European Union Set to Levy Taxes on Chinese Electric Vehicles, Up to 38%

Brussels announced the tariffs would be 17.4% for BYD, 20% for Geely, and 38.1% for SAIC

On Wednesday, the European Commission told automakers that they’ll have to pay extra taxes, up to 38.1%, on imported Chinese EVs from next month. This news might make China upset, and they might take action in response.

Less than a month after Washington increased taxes four times for Chinese electric cars to 100%, Brussels announced it would impose tariffs. These tariffs would be 17.4% for BYD, 20% for Geely, and 38.1% for SAIC. EU made this decision because it believed China provided excessive subsidies.

For BYD the tariffs would be 17.4% (source: BYD)
(Source: BYD)

China’s commerce ministry stated it will monitor the situation and take all needed steps to protect Chinese companies’ rights.

The EU’s provisional taxes will start on July 4th, while the investigation into anti-subsidy measures will continue until November 2nd. After that, they might impose permanent taxes, usually lasting for five years.

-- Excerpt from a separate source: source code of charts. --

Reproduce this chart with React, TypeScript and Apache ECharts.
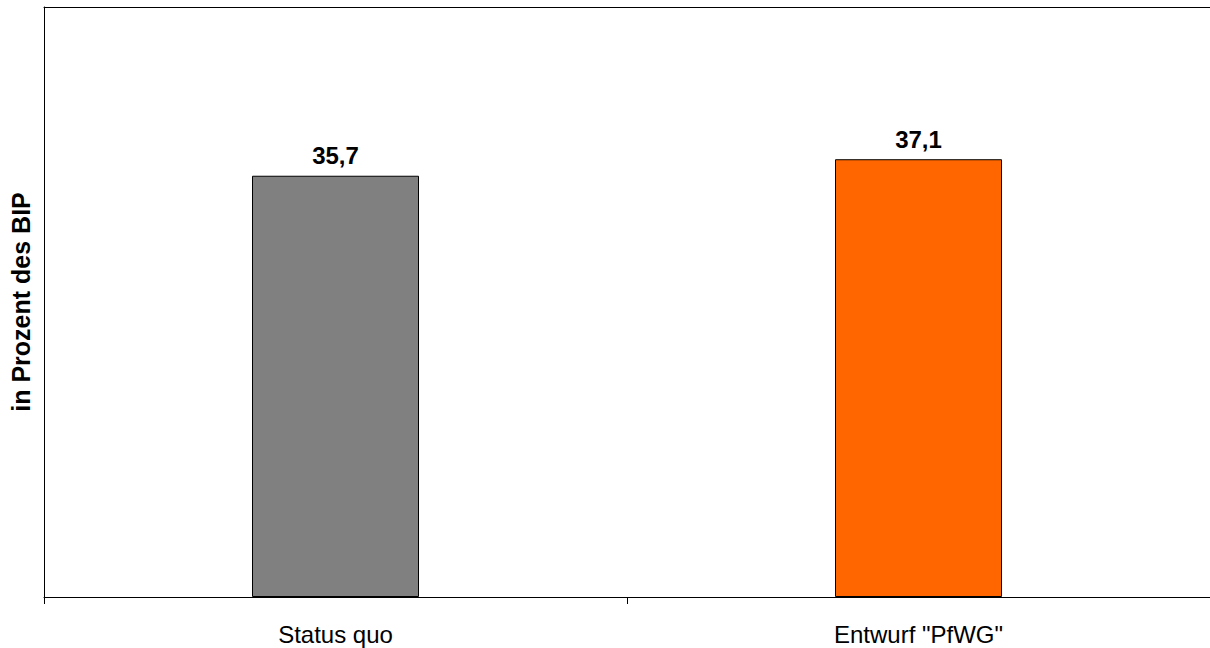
import React, { useEffect, useRef } from "react";
import * as echarts from "echarts";

const categories = ["Status quo", 'Entwurf "PfWG"'];
const values = [35.7, 37.1];
const barColors = ["#808080", "#FF6600"];
const yAxisName = "in Prozent des BIP";

const FONT = "Liberation Sans, Arial, sans-serif";

export default function App() {
  const ref = useRef<HTMLDivElement>(null);
  useEffect(() => {
    const chart = echarts.init(ref.current!, undefined, { renderer: "svg" });
    chart.setOption({
      animation: false,
      backgroundColor: "#fff",
      textStyle: { fontFamily: FONT },
      grid: { left: 42, right: 0, top: 7, bottom: 51, containLabel: false },
      xAxis: [
        {
          type: "category",
          data: categories,
          axisLine: { show: true, lineStyle: { color: "#000", width: 1 } },
          axisTick: { show: true, length: 7, lineStyle: { color: "#000" } },
          axisLabel: { color: "#000", fontSize: 24, margin: 25, fontFamily: FONT },
        },
        {
          type: "category",
          data: categories,
          position: "top",
          axisLine: { show: true, lineStyle: { color: "#000", width: 1 } },
          axisTick: { show: false },
          axisLabel: { show: false },
        },
      ],
      yAxis: {
        type: "value",
        min: 0,
        max: 50,
        name: yAxisName,
        nameLocation: "middle",
        nameGap: 11,
        nameTextStyle: { color: "#000", fontSize: 25, fontWeight: "bold", fontFamily: FONT },
        axisLine: { show: true, lineStyle: { color: "#000", width: 1 } },
        axisTick: { show: false },
        axisLabel: { show: false },
        splitLine: { show: false },
      },
      series: [
        {
          type: "bar",
          barWidth: 167,
          data: values.map((v, i) => ({
            value: v,
            itemStyle: { color: barColors[i], borderColor: "#000", borderWidth: 1 },
          })),
          label: {
            show: true,
            position: "top",
            distance: 8,
            color: "#000",
            fontSize: 24,
            fontWeight: "bold",
            fontFamily: FONT,
            formatter: (p: any) => String(p.value).replace(".", ","),
          },
        },
      ],
    });
    return () => chart.dispose();
  }, []);
  return (
    <div
      ref={ref}
      style={{ position: "fixed", left: 0, top: 0, width: 1210, height: 648 }}
    />
  );
}
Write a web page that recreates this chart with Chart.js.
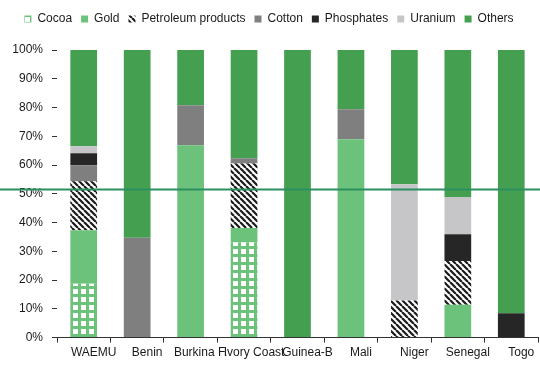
<!DOCTYPE html>
<html>
<head>
<meta charset="utf-8">
<script src="https://cdn.jsdelivr.net/npm/chart.js@4/dist/chart.umd.min.js"></script>
<style>
  html, body { margin: 0; padding: 0; background: #fff; }
  #wrap { width: 540px; height: 367px; position: relative; }
</style>
</head>
<body>
<div id="wrap"><canvas id="exportsChart"></canvas></div>
<script>
// export structure by country, % of total
var categories = ['WAEMU', 'Benin', 'Burkina F.', 'Ivory Coast', 'Guinea-B', 'Mali', 'Niger', 'Senegal', 'Togo'];
var cocoa      = [18.7, 0, 0, 33.1, 0, 0, 0, 0, 0];
var gold       = [18.6, 0, 66.9, 5.0, 0, 69.0, 0, 11.4, 0];
var petroleum  = [17.1, 0, 0, 22.4, 0, 0, 12.9, 15.2, 0];
var cotton     = [5.5, 34.7, 13.9, 1.9, 0, 10.4, 0, 0, 0];
var phosphates = [4.2, 0, 0, 0, 0, 0, 0, 9.3, 8.5];
var uranium    = [2.4, 0, 0, 0, 0, 0, 40.4, 13.0, 0];
var others     = [33.5, 65.3, 19.2, 37.6, 100, 20.6, 46.7, 51.1, 91.5];
var yTicks = [0, 10, 20, 30, 40, 50, 60, 70, 80, 90, 100];
var benchmark = 51.5;

var FONT = "'Liberation Sans', Arial, sans-serif";

function checkPattern(color) {
  var c = document.createElement('canvas');
  c.width = 8; c.height = 8;
  var g = c.getContext('2d');
  g.fillStyle = color;
  g.fillRect(0, 0, 8, 8);
  g.fillStyle = '#fff';
  g.fillRect(1, 1, 5, 5);
  return g.createPattern(c, 'repeat');
}

function hatchPattern() {
  var c = document.createElement('canvas');
  c.width = 6; c.height = 6;
  var g = c.getContext('2d');
  g.fillStyle = '#fff';
  g.fillRect(0, 0, 6, 6);
  g.strokeStyle = '#1a1a1a';
  g.lineWidth = 2.2;
  g.beginPath();
  for (var k = -6; k <= 12; k += 6) {
    g.moveTo(k, 0);
    g.lineTo(k + 6, 6);
  }
  g.stroke();
  return g.createPattern(c, 'repeat');
}

// extra room under the legend
var legendGap = {
  id: 'legendGap',
  beforeInit: function (chart) {
    var fit = chart.legend.fit;
    chart.legend.fit = function () {
      fit.bind(chart.legend)();
      this.height += 15;
    };
  }
};

var benchLine = {
  id: 'benchLine',
  afterDatasetsDraw: function (chart) {
    var y = chart.scales.y.getPixelForValue(benchmark);
    var ctx = chart.ctx;
    ctx.save();
    ctx.strokeStyle = '#2b8f62';
    ctx.lineWidth = 2;
    ctx.beginPath();
    ctx.moveTo(0, y);
    ctx.lineTo(chart.width, y);
    ctx.stroke();
    ctx.restore();
  }
};

var series = [
  ['Cocoa', cocoa, checkPattern('#6cc27a')],
  ['Gold', gold, '#6cc27a'],
  ['Petroleum products', petroleum, hatchPattern()],
  ['Cotton', cotton, '#7f7f7f'],
  ['Phosphates', phosphates, '#262626'],
  ['Uranium', uranium, '#c6c6c8'],
  ['Others', others, '#44a050']
];

var datasets = series.map(function (s) {
  return {
    label: s[0],
    data: s[1],
    backgroundColor: s[2],
    borderWidth: 0,
    barPercentage: 0.5,
    categoryPercentage: 1
  };
});

new Chart('exportsChart', {
  type: 'bar',
  data: { labels: categories, datasets: datasets },
  plugins: [legendGap, benchLine],
  options: {
    responsive: true,
    maintainAspectRatio: false,
    animation: false,
    layout: { padding: { left: 0, right: 2, top: 4, bottom: 4 } },
    plugins: {
      tooltip: { enabled: false },
      legend: {
        position: 'top',
        labels: {
          boxWidth: 7,
          boxHeight: 7,
          padding: 9,
          color: '#1a1a1a',
          font: { family: FONT, size: 12 }
        }
      }
    },
    scales: {
      x: {
        stacked: true,
        offset: true,
        grid: { display: true, drawOnChartArea: false, offset: true, tickLength: 5, color: '#333' },
        border: { display: true, color: '#333', width: 1 },
        ticks: { color: '#1a1a1a', font: { family: FONT, size: 12 }, maxRotation: 0, autoSkip: false, labelOffset: 10, padding: 3 }
      },
      y: {
        stacked: true,
        min: 0,
        max: 100,
        afterBuildTicks: function (scale) {
          scale.ticks = yTicks.map(function (v) { return { value: v }; });
        },
        afterFit: function (scale) { scale.width = 57; },
        grid: { display: true, drawOnChartArea: false, tickLength: 5, color: '#333' },
        border: { display: false },
        ticks: {
          color: '#1a1a1a',
          font: { family: FONT, size: 12 },
          padding: 9,
          callback: function (v) { return v + '%'; }
        }
      }
    }
  }
});
</script>
</body>
</html>
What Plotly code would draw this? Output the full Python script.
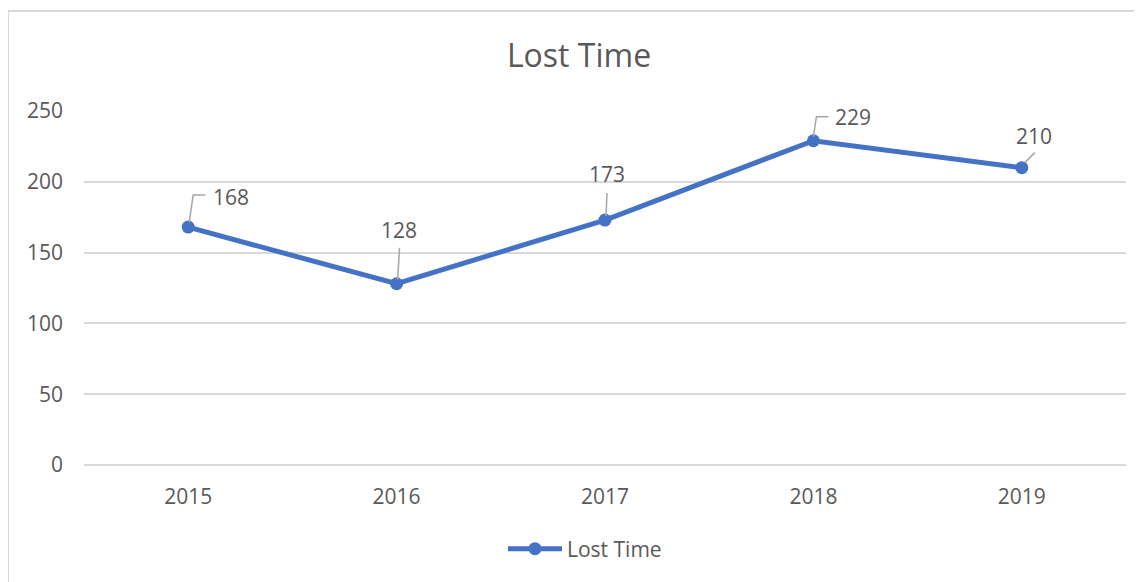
import plotly.graph_objects as go

years = ["2015", "2016", "2017", "2018", "2019"]
lost_time = [168, 128, 173, 229, 210]
series_name = "Lost Time"
y_ticks = [0, 50, 100, 150, 200, 250]

# label offsets (pixels) and leader-line paths (pixels, relative to point)
label_shift = [(43, 30), (2, 54), (2, 46), (40, 24), (12, 32)]
leader_paths = [
    "M 1,5 L 5,32 L 17,32",
    "M 1,4 L 3,36",
    "M 1,4 L 2,27",
    "M 0,4 L 3,24 L 15,24",
    "M 3,5 L 13,15",
]

BLUE = "#4472C4"
TXT = "#595959"
GRID = "#D9D9D9"
FONT = "Open Sans"

ML, MR, MT, MB = 76, 24, 103, 125
W = 1142.0 - ML - MR
H = 582.0 - MT - MB

fig = go.Figure()
fig.add_trace(go.Scatter(
    x=years, y=lost_time, name=series_name, mode="lines+markers",
    line=dict(color=BLUE, width=5),
    marker=dict(symbol="circle", size=13, color=BLUE),
))

for i, v in enumerate(lost_time):
    dx, dy = label_shift[i]
    fig.add_annotation(x=i, y=v, xref="x", yref="y", text=str(v),
                       showarrow=False, xshift=dx, yshift=dy,
                       font=dict(family=FONT, size=21, color=TXT))
    fig.add_shape(type="path", xref="x", yref="y",
                  xsizemode="pixel", ysizemode="pixel",
                  xanchor=i, yanchor=v, path=leader_paths[i],
                  line=dict(color="#A6A6A6", width=1.5), layer="above")

# outer chart-area border
fig.add_shape(type="rect", xref="paper", yref="paper",
              x0=(0 - ML) / W, x1=(1160 - ML) / W,
              y0=-(MB + 40) / H, y1=(H + MT - 3) / H,
              line=dict(color=GRID, width=2), fillcolor="rgba(0,0,0,0)", layer="below")

fig.update_layout(
    width=1142, height=582,
    margin=dict(l=ML, r=MR, t=MT, b=MB),
    paper_bgcolor="white", plot_bgcolor="white",
    font=dict(family=FONT, size=21, color=TXT),
    title=dict(text="Lost Time", x=0.5, xanchor="center", y=(582 - 48) / 582, yanchor="middle",
               font=dict(family=FONT, size=32, color=TXT)),
    showlegend=True,
    legend=dict(orientation="h", x=(495 - ML) / W, xanchor="left", y=-84 / H, yanchor="middle",
                itemwidth=54,
                font=dict(family=FONT, size=21, color=TXT)),
    xaxis=dict(type="category", range=[-0.5, 4.5], showgrid=False, showline=False, zeroline=False,
               ticks="", ticklabelstandoff=17, tickfont=dict(size=21, color=TXT)),
    yaxis=dict(range=[0, 250], tickvals=y_ticks, showgrid=True, gridcolor=GRID, gridwidth=1.5,
               zeroline=True, zerolinecolor=GRID, zerolinewidth=1.5, showline=False,
               ticks="", ticklabelstandoff=20, tickfont=dict(size=21, color=TXT)),
)

fig.write_html("out.html")
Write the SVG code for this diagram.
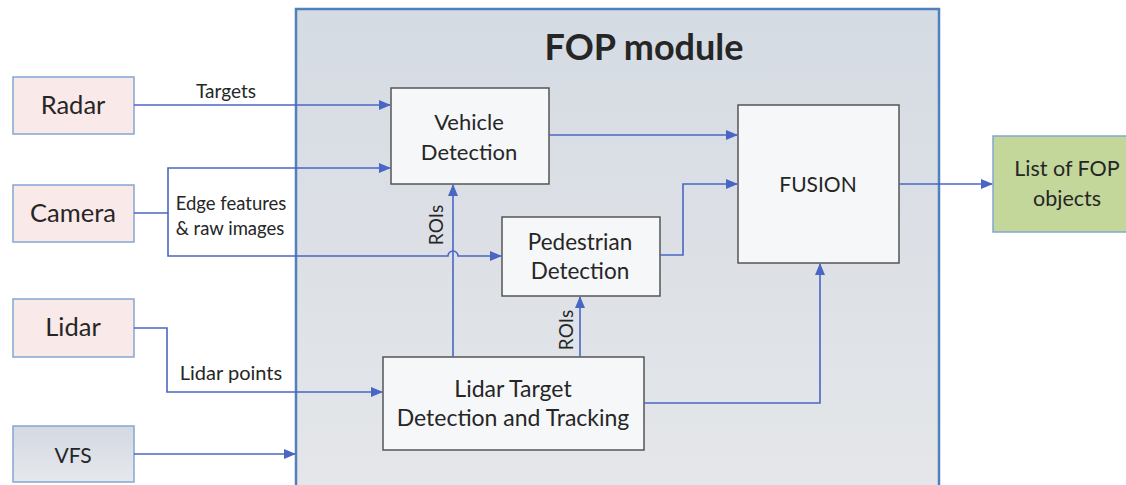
<svg xmlns="http://www.w3.org/2000/svg" width="1126" height="485" viewBox="0 0 1126 485">
  <style>
    .src { fill: #f9e9e8; stroke: #85a6d2; stroke-width: 1.5; }
    .blk { fill: #f6f7f9; stroke: #555; stroke-width: 1.5; }
    .lbl { font-family: Lato, "Open Sans", sans-serif; fill: #262626; text-anchor: middle; dominant-baseline: central; }
    .edge { fill: none; stroke: #4a66c4; stroke-width: 1.6; }
  </style>
  <defs>
    <linearGradient id="modFill" x1="0" y1="0" x2="0" y2="1">
      <stop offset="0" stop-color="#d5dbe3"/>
      <stop offset="1" stop-color="#e4e6e9"/>
    </linearGradient>
    <linearGradient id="vfsFill" x1="0" y1="0" x2="0" y2="1">
      <stop offset="0" stop-color="#d3d9e2"/>
      <stop offset="1" stop-color="#e6e8ec"/>
    </linearGradient>
    <marker id="arr" markerWidth="12" markerHeight="10" refX="11" refY="5" orient="auto" markerUnits="userSpaceOnUse">
      <path d="M0,0 L12,5 L0,10 Z" fill="#4a66c4"/>
    </marker>
  </defs>

  <!-- FOP module container -->
  <g id="fop-module">
    <rect x="296" y="9" width="643" height="478" fill="url(#modFill)" stroke="#4f81bd" stroke-width="2.5"/>
    <text class="lbl" x="644" y="46" font-size="36" font-weight="bold" fill="#111">FOP module</text>
  </g>

  <!-- sources -->
  <g id="radar">
    <rect class="src" x="13" y="77" width="121" height="57"/>
    <text class="lbl" x="73" y="104" font-size="25.5">Radar</text>
  </g>
  <g id="camera">
    <rect class="src" x="13" y="185" width="121" height="57"/>
    <text class="lbl" x="73" y="212" font-size="25.5">Camera</text>
  </g>
  <g id="lidar">
    <rect class="src" x="13" y="299" width="121" height="58"/>
    <text class="lbl" x="73" y="326" font-size="25.5">Lidar</text>
  </g>
  <g id="vfs">
    <rect x="13" y="426" width="121" height="56" fill="url(#vfsFill)" stroke="#85a6d2" stroke-width="1.5"/>
    <text class="lbl" x="73" y="454" font-size="21">VFS</text>
  </g>

  <!-- processing blocks -->
  <g id="vehicle-detection">
    <rect class="blk" x="391" y="88" width="158" height="96"/>
    <text class="lbl" x="469" y="121" font-size="22">Vehicle</text>
    <text class="lbl" x="469" y="151" font-size="22">Detection</text>
  </g>
  <g id="pedestrian-detection">
    <rect class="blk" x="502" y="217" width="158" height="79"/>
    <text class="lbl" x="580" y="241" font-size="22.5">Pedestrian</text>
    <text class="lbl" x="580" y="270" font-size="22.5">Detection</text>
  </g>
  <g id="fusion">
    <rect class="blk" x="738" y="105" width="161" height="158"/>
    <text class="lbl" x="818" y="183" font-size="21">FUSION</text>
  </g>
  <g id="lidar-tracking">
    <rect class="blk" x="383" y="357" width="261" height="93"/>
    <text class="lbl" x="513" y="388" font-size="23">Lidar Target</text>
    <text class="lbl" x="513" y="417" font-size="23">Detection and Tracking</text>
  </g>
  <g id="fop-objects">
    <rect x="993" y="136" width="140" height="96" fill="#c4d79b" stroke="#85a6d2" stroke-width="1.5"/>
    <text class="lbl" x="1067" y="168" font-size="21.5">List of FOP</text>
    <text class="lbl" x="1067" y="198" font-size="21.5">objects</text>
  </g>

  <!-- connectors -->
  <g id="connectors">
    <path class="edge" d="M134,105 H390" marker-end="url(#arr)"/>
    <path class="edge" d="M134,213 H168 V168 H390" marker-end="url(#arr)"/>
    <path class="edge" d="M168,213 V256 H448 A5,5 0 0 1 458,256 H501" marker-end="url(#arr)"/>
    <path class="edge" d="M134,328 H167 V392 H382" marker-end="url(#arr)"/>
    <path class="edge" d="M134,454 H295" marker-end="url(#arr)"/>
    <path class="edge" d="M453,357 V185" marker-end="url(#arr)"/>
    <path class="edge" d="M580,357 V297" marker-end="url(#arr)"/>
    <path class="edge" d="M549,135 H737" marker-end="url(#arr)"/>
    <path class="edge" d="M660,255 H683 V184 H737" marker-end="url(#arr)"/>
    <path class="edge" d="M644,403 H820 V264" marker-end="url(#arr)"/>
    <path class="edge" d="M899,184 H992" marker-end="url(#arr)"/>
    <text class="lbl" x="226" y="90" font-size="19">Targets</text>
    <text class="lbl" x="231" y="203" font-size="18.5">Edge features</text>
    <text class="lbl" x="230" y="228" font-size="18.5">&amp; raw images</text>
    <text class="lbl" x="231" y="372" font-size="20">Lidar points</text>
    <text class="lbl" x="0" y="0" font-size="19" transform="translate(435,225) rotate(-90)">ROIs</text>
    <text class="lbl" x="0" y="0" font-size="19" transform="translate(565,330) rotate(-90)">ROIs</text>
  </g>
</svg>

The Commission stated that companies cooperating with the investigation would face a 21% rate. Meanwhile, those not cooperating would face a higher rate of 38.1%.

According to Reuters, the additional tariffs will be added to the current EU tariff of 10%. Companies like Tesla and BMW, which export cars from China to Europe, were considered cooperative.

For Geely Group, the tariffs would be 20% (Source: Geely Group)
(Source: Geely Group)

Margaritis Schinas, a vice president of the Commission, said in a press conference that cars built in China were getting unfair subsidies, which could harm EU producers. He told a news conference:

On this basis, the Commission has reached out to Chinese authorities to discuss these findings and explore possible ways for resolving the issues identified.

The proposed tariffs are higher than what analysts expected, which was between 10% and 25% for Chinese electric vehicles. BYD, Geely, SAIC, and Tesla didn’t respond right away to Reuters’ questions about the report.

This decision comes at a time when European carmakers are facing competition from cheaper electric vehicles made by Chinese companies.

China criticized the EU for the anti-subsidy investigation, encouraged cooperation, and talked to individual EU countries. However, it hasn’t clearly stated how it will respond to the tariffs.